Buenos Aires (AFP) – Argentina opened discussions with the International Monetary Fund on Tuesday about obtaining a “line of financial support,” President Mauricio Macri announced amid a bout of market turbulence in Latin America’s third largest economy.
In a televised speech, Macri said Argentina’s economy had enjoyed favorable conditions during the first two years of his presidency.
“But this context is changing. We are among the countries of the world that are most dependent on foreign financing, a product of the enormous public spending we inherited and are putting in order,” he said, explaining the decision to open talks with the IMF.

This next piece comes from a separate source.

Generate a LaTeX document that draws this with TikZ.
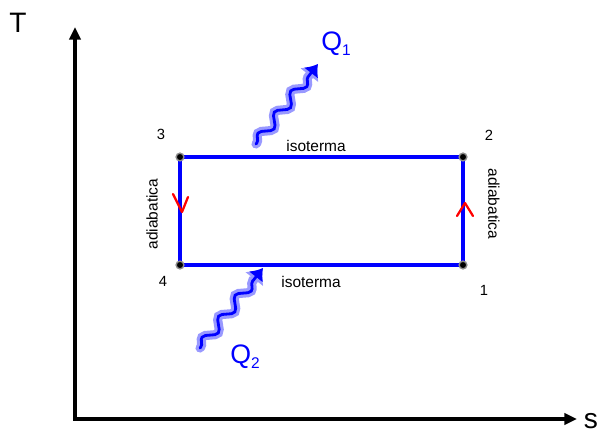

Macri said he had his first conversation with IMF managing director Christine Lagarde, but did not say how big a line of credit Argentina is seeking.
IMF financing would strengthen his “program of growth and development, giving us greater backing to confront this new global scenario and avoid a crisis like those we have had in our history,” he said.
The Argentine peso, which dropped 4.61 percent to 23.41 to the dollar in opening trades Tuesday, strengthened slightly after Macri’s speech at 23.06.
Argentina’s Central Bank on Friday raised its key interest rate to 40 percent after the peso plummeted in value earlier in the week.
Although the bank’s actions appeared to have stabilized the currency on Monday, the peso fell sharply again on Tuesday, prompting a sell-off on the Buenos Aires Stock Exchange.
The Central Bank is supposed to revisit the benchmark rate once again later in the day.
In addition to the weak peso, Argentines are struggling with double-digit inflation, which hit 24.8 percent last year. The government last week lowered its target for the fiscal deficit to 2.7 percent from 3.2 percent of GDP.